Stressed smiles reappeared from person to person. Eyes wondering, heart thumbing, I starred into the face of sorrow. Every room held a different story. Quiet mumbles and fear swarmed through the air.

Three more steps and we opened the door. Greeted by a smile . . . and tired eyes filled with hope. The story was different in this room. The story was life not death.

I never thought she would die.

The girls weren’t with us. They were back home with their grandpa.

Immediately, warm laughs and distant memories filled the room. I took a seat in a cushioned recliner and starred into the unknown. My lanky brother squeezed into the seat leaving no space for comfort and three empty chairs sitting against the opposite wall.

We sat idle. Experienced words of life exchanged between the two women. They talked for long hours, sharing words of encouragement, whispering fears that lurked places elsewhere.

Nurses came in and left out. I watched the heart monitor carefully trying to learn the science of undulant waves, trying to reassure myself that nothing would go wrong while the nurses weren’t in the room. Scribbled lines appeared on the screen. Waves rose and crashed. The changes in the waves were obvious. Monstrous lines. She would laugh, hard. The seconds following left the screen with a smooth, thin line… and a hushed, labored breathing.

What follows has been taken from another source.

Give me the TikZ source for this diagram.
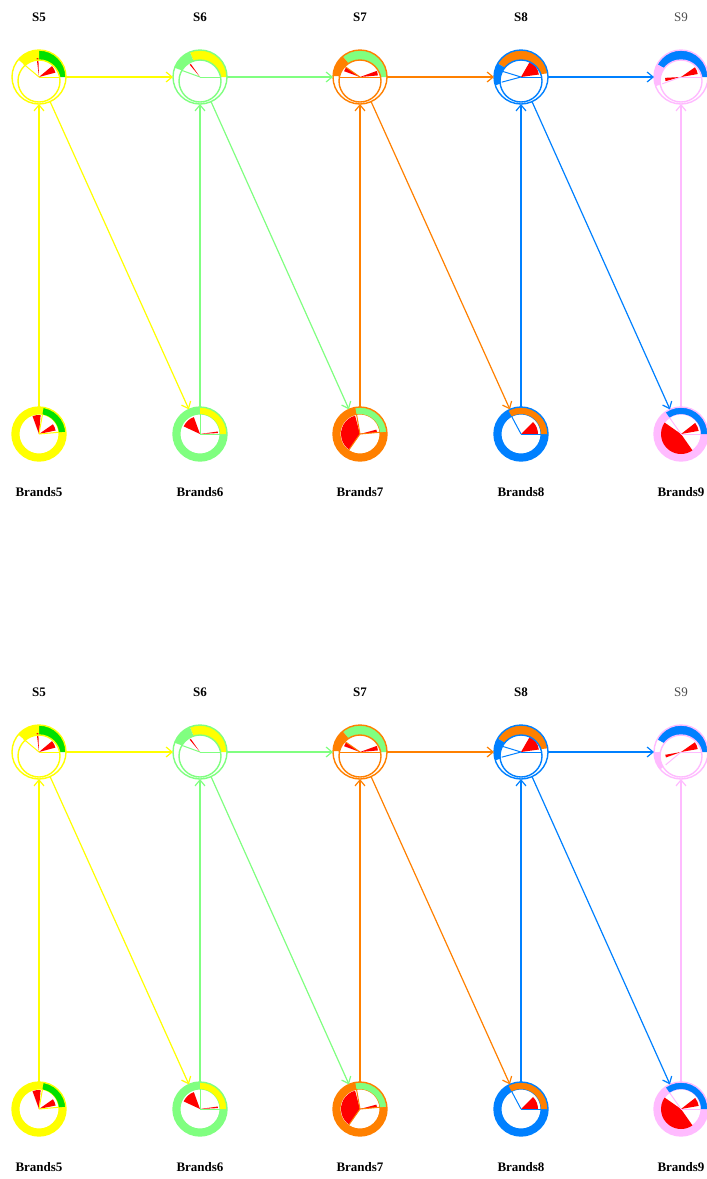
\documentclass[tikz,border=0pt]{standalone}
\usepackage{fontspec}
\setmainfont{Liberation Serif}
\usetikzlibrary{arrows.meta,calc}
\definecolor{cyel}{RGB}{255,255,0}
\definecolor{cgrn}{RGB}{128,255,128}
\definecolor{corg}{RGB}{255,128,0}
\definecolor{cblu}{RGB}{0,128,255}
\definecolor{cpnk}{RGB}{255,187,255}
\definecolor{cgreen}{RGB}{0,224,0}
\definecolor{cred}{RGB}{255,0,0}
\newcommand{\band}[4]{\fill[#4] ($(#1)+(#2:27pt)$) arc[start angle=#2, end angle=#3, radius=27pt] -- ($(#1)+(#3:20pt)$) arc[start angle=#3, end angle=#2, radius=20pt] -- cycle;}
\newcommand{\sband}[4]{\fill[#4] (#1.center) -- ++(#2:27pt) arc[start angle=#2, end angle=#3, radius=27pt] -- cycle;}
\newcommand{\hole}[1]{\fill[white] ($(#1)+(0,-4)$) circle[radius=21pt];}
\newcommand{\slice}[4]{\fill[cred] (#1.center) -- ++(#2:#4pt) arc[start angle=#2, end angle=#3, radius=#4pt] -- cycle;}
\newcommand{\spoke}[3]{\draw[#3, line width=1pt] (#1.center) -- ++(#2:20pt);}
\newcommand{\ring}[2]{\fill[#2, even odd rule] (#1.center) circle[radius=27pt] circle[radius=19.5pt];}
\newcommand{\rims}[2]{\draw[#2, line width=1.4pt] (#1.center) circle[radius=27pt] ($(#1)+(0,-4)$) circle[radius=21pt];}
\newcommand{\rim}[2]{\draw[#2, line width=1.4pt] (#1.center) circle[radius=27pt];}
\tikzset{
  glyph/.style={circle, minimum size=54pt, inner sep=0pt, outer sep=0pt},
  lbl/.style={font=\bfseries\fontsize{13}{15}\selectfont},
  edge/.style={-{Straight Barb[length=6pt,width=10pt]}, line width=1.2pt}
}
\begin{document}
\begin{tikzpicture}[x=1pt, y=1pt]
  \useasboundingbox (0,0) rectangle (707,-1179);

  \node[lbl] (ls5a) at (39,-17) {S5};
  \node[lbl] (ls6a) at (200,-17) {S6};
  \node[lbl] (ls7a) at (360,-17) {S7};
  \node[lbl] (ls8a) at (521,-17) {S8};
  \node[lbl, font=\fontsize{13}{15}\selectfont, text=black!70] (ls9a) at (681,-17) {S9};
  \node[lbl] (lb5a) at (39,-492) {Brands5};
  \node[lbl] (lb6a) at (200,-492) {Brands6};
  \node[lbl] (lb7a) at (360,-492) {Brands7};
  \node[lbl] (lb8a) at (521,-492) {Brands8};
  \node[lbl] (lb9a) at (681,-492) {Brands9};

  \node[glyph] (s5a) at (39,-77) {};
  \node[glyph] (s6a) at (200,-77) {};
  \node[glyph] (s7a) at (360,-77) {};
  \node[glyph] (s8a) at (521,-77) {};
  \node[glyph] (s9a) at (681,-77) {};
  \node[glyph] (b5a) at (39,-434) {};
  \node[glyph] (b6a) at (200,-434) {};
  \node[glyph] (b7a) at (360,-434) {};
  \node[glyph] (b8a) at (521,-434) {};
  \node[glyph] (b9a) at (681,-434) {};

  \sband{s5a}{0}{90}{cgreen} \sband{s5a}{90}{140}{cyel} \hole{s5a}
  \slice{s5a}{15}{40}{17} \slice{s5a}{92}{97}{19}
  \spoke{s5a}{0}{cyel} \spoke{s5a}{140}{cyel} \rims{s5a}{cyel}
  \sband{s6a}{0}{112}{cyel} \sband{s6a}{112}{160}{cgrn} \hole{s6a}
  \slice{s6a}{125}{130}{16}
  \spoke{s6a}{0}{cgrn} \spoke{s6a}{160}{cgrn} \rims{s6a}{cgrn}
  \sband{s7a}{0}{130}{cgrn} \sband{s7a}{130}{178}{corg} \hole{s7a}
  \slice{s7a}{145}{160}{17} \slice{s7a}{5}{20}{18}
  \spoke{s7a}{0}{corg} \spoke{s7a}{180}{corg} \spoke{s7a}{145}{corg} \rims{s7a}{corg}
  \sband{s8a}{8}{150}{corg} \sband{s8a}{150}{198}{cblu} \hole{s8a}
  \slice{s8a}{8}{60}{18}
  \spoke{s8a}{0}{cblu} \spoke{s8a}{163}{cblu} \spoke{s8a}{195}{cblu} \rims{s8a}{cblu}
  \sband{s9a}{0}{152}{cblu} \sband{s9a}{152}{200}{cpnk} \hole{s9a}
  \slice{s9a}{10}{35}{17} \slice{s9a}{183}{195}{16}
  \spoke{s9a}{0}{cpnk} \spoke{s9a}{200}{cpnk} \rims{s9a}{cpnk}

  \ring{b5a}{cyel} \band{b5a}{5}{80}{cgreen}
  \slice{b5a}{12}{35}{17} \slice{b5a}{85}{110}{19}
  \spoke{b5a}{5}{cyel} \spoke{b5a}{80}{cyel} \rim{b5a}{cyel}
  \ring{b6a}{cgrn} \band{b6a}{0}{90}{cyel}
  \slice{b6a}{110}{155}{18} \slice{b6a}{3}{8}{18}
  \spoke{b6a}{0}{cgrn} \spoke{b6a}{90}{cgrn} \rim{b6a}{cgrn}
  \ring{b7a}{corg} \band{b7a}{5}{100}{cgrn}
  \slice{b7a}{105}{235}{19} \slice{b7a}{5}{15}{17}
  \spoke{b7a}{5}{corg} \spoke{b7a}{100}{corg} \spoke{b7a}{235}{corg} \rim{b7a}{corg}
  \ring{b8a}{cblu} \band{b8a}{0}{118}{corg}
  \slice{b8a}{0}{45}{17}
  \spoke{b8a}{0}{cblu} \spoke{b8a}{118}{cblu} \rim{b8a}{cblu}
  \ring{b9a}{cpnk} \band{b9a}{0}{125}{cblu}
  \slice{b9a}{145}{305}{20} \slice{b9a}{10}{38}{18}
  \spoke{b9a}{0}{cpnk} \spoke{b9a}{125}{cpnk} \rim{b9a}{cpnk}

  \draw[edge, cyel] (s5a) -- (s6a);
  \draw[edge, cgrn] (s6a) -- (s7a);
  \draw[edge, corg] (s7a) -- (s8a);
  \draw[edge, cblu] (s8a) -- (s9a);
  \draw[edge, cyel] (b5a) -- (s5a);
  \draw[edge, cgrn] (b6a) -- (s6a);
  \draw[edge, corg] (b7a) -- (s7a);
  \draw[edge, cblu] (b8a) -- (s8a);
  \draw[edge, cpnk] (b9a) -- (s9a);
  \draw[edge, cyel] (s5a) -- (b6a);
  \draw[edge, cgrn] (s6a) -- (b7a);
  \draw[edge, corg] (s7a) -- (b8a);
  \draw[edge, cblu] (s8a) -- (b9a);

  \node[lbl] (ls5b) at (39,-692) {S5};
  \node[lbl] (ls6b) at (200,-692) {S6};
  \node[lbl] (ls7b) at (360,-692) {S7};
  \node[lbl] (ls8b) at (521,-692) {S8};
  \node[lbl, font=\fontsize{13}{15}\selectfont, text=black!70] (ls9b) at (681,-692) {S9};
  \node[lbl] (lb5b) at (39,-1167) {Brands5};
  \node[lbl] (lb6b) at (200,-1167) {Brands6};
  \node[lbl] (lb7b) at (360,-1167) {Brands7};
  \node[lbl] (lb8b) at (521,-1167) {Brands8};
  \node[lbl] (lb9b) at (681,-1167) {Brands9};

  \node[glyph] (s5b) at (39,-752) {};
  \node[glyph] (s6b) at (200,-752) {};
  \node[glyph] (s7b) at (360,-752) {};
  \node[glyph] (s8b) at (521,-752) {};
  \node[glyph] (s9b) at (681,-752) {};
  \node[glyph] (b5b) at (39,-1109) {};
  \node[glyph] (b6b) at (200,-1109) {};
  \node[glyph] (b7b) at (360,-1109) {};
  \node[glyph] (b8b) at (521,-1109) {};
  \node[glyph] (b9b) at (681,-1109) {};

  \sband{s5b}{0}{90}{cgreen} \sband{s5b}{90}{140}{cyel} \hole{s5b}
  \slice{s5b}{15}{40}{17} \slice{s5b}{92}{97}{19}
  \spoke{s5b}{0}{cyel} \spoke{s5b}{140}{cyel} \rims{s5b}{cyel}
  \sband{s6b}{0}{112}{cyel} \sband{s6b}{112}{160}{cgrn} \hole{s6b}
  \slice{s6b}{125}{130}{16}
  \spoke{s6b}{0}{cgrn} \spoke{s6b}{160}{cgrn} \rims{s6b}{cgrn}
  \sband{s7b}{0}{130}{cgrn} \sband{s7b}{130}{178}{corg} \hole{s7b}
  \slice{s7b}{145}{160}{17} \slice{s7b}{5}{20}{18}
  \spoke{s7b}{0}{corg} \spoke{s7b}{180}{corg} \spoke{s7b}{145}{corg} \rims{s7b}{corg}
  \sband{s8b}{8}{150}{corg} \sband{s8b}{150}{198}{cblu} \hole{s8b}
  \slice{s8b}{8}{60}{18}
  \spoke{s8b}{0}{cblu} \spoke{s8b}{163}{cblu} \spoke{s8b}{195}{cblu} \rims{s8b}{cblu}
  \sband{s9b}{0}{152}{cblu} \sband{s9b}{180}{220}{cpnk} \hole{s9b}
  \slice{s9b}{10}{35}{17} \slice{s9b}{190}{200}{16}
  \spoke{s9b}{0}{cpnk} \spoke{s9b}{220}{cpnk} \rims{s9b}{cpnk}

  \ring{b5b}{cyel} \band{b5b}{5}{80}{cgreen}
  \slice{b5b}{12}{35}{17} \slice{b5b}{85}{110}{19}
  \spoke{b5b}{5}{cyel} \spoke{b5b}{80}{cyel} \rim{b5b}{cyel}
  \ring{b6b}{cgrn} \band{b6b}{0}{90}{cyel}
  \slice{b6b}{110}{155}{18} \slice{b6b}{3}{8}{18}
  \spoke{b6b}{0}{cgrn} \spoke{b6b}{90}{cgrn} \rim{b6b}{cgrn}
  \ring{b7b}{corg} \band{b7b}{5}{100}{cgrn}
  \slice{b7b}{105}{235}{19} \slice{b7b}{5}{15}{17}
  \spoke{b7b}{5}{corg} \spoke{b7b}{100}{corg} \spoke{b7b}{235}{corg} \rim{b7b}{corg}
  \ring{b8b}{cblu} \band{b8b}{0}{118}{corg}
  \slice{b8b}{0}{45}{17}
  \spoke{b8b}{0}{cblu} \spoke{b8b}{118}{cblu} \rim{b8b}{cblu}
  \ring{b9b}{cpnk} \band{b9b}{0}{125}{cblu}
  \slice{b9b}{145}{305}{20} \slice{b9b}{10}{38}{18}
  \spoke{b9b}{0}{cpnk} \spoke{b9b}{125}{cpnk} \rim{b9b}{cpnk}

  \draw[edge, cyel] (s5b) -- (s6b);
  \draw[edge, cgrn] (s6b) -- (s7b);
  \draw[edge, corg] (s7b) -- (s8b);
  \draw[edge, cblu] (s8b) -- (s9b);
  \draw[edge, cyel] (b5b) -- (s5b);
  \draw[edge, cgrn] (b6b) -- (s6b);
  \draw[edge, corg] (b7b) -- (s7b);
  \draw[edge, cblu] (b8b) -- (s8b);
  \draw[edge, cpnk] (b9b) -- (s9b);
  \draw[edge, cyel] (s5b) -- (b6b);
  \draw[edge, cgrn] (s6b) -- (b7b);
  \draw[edge, corg] (s7b) -- (b8b);
  \draw[edge, cblu] (s8b) -- (b9b);
\end{tikzpicture}
\end{document}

Bubbly. She’d laugh and joke, talking for what seemed like hours. As she caught her breath, she’d turn to her table and pass us something: cookies and a drink. White macadamia nut and white milk for me. Chocolate chip and root beer for my brother. I’d sit back and smile. And she’d returned with her labored speech.

She’d tire. Quietly ask my ma to comb and plat her satin brown hair.

We never left without exchanging hugs. First ma, then my brother, and then me. Bear hugs. I’d bend over and feel her warm breath follow the curves of my cheek. That last time, she whispered something. I stood a few seconds longer to locate the quieted words she’d spoken.

“Pray for me, Ash. Pray for me hard. I want to be better.”

That was the last time I saw her. In an ICU bed. Hushed.

A few months later, I was sitting in a Virginia Sonic’s drive thru. The sun pierced thru the window warming my right side. The smell of fresh finger nail polish overtook the smell of fried food. I ordered a Sonic’s burger, an order of tots, and a cherry-limeade. After about thirty-minutes, we received the food, pulled out, and the phone rang. It was Ma.

Summer’s air brushed across my face. I sipped my drink cooling the sting in my throat. The taste was both sweet and sour. Tears rushed down my cheeks.

Had I not prayed long enough, hard enough? Her high-pitched voice continuously replayed through my mind. She was joy and hope. I learned to share unspoken love through hugs. She taught me to dream to the ends of the earth and to hope what seemed impossible in the world.

You've gotta have hope. Without hope life is meaningless. Without hope life is meaning less and less.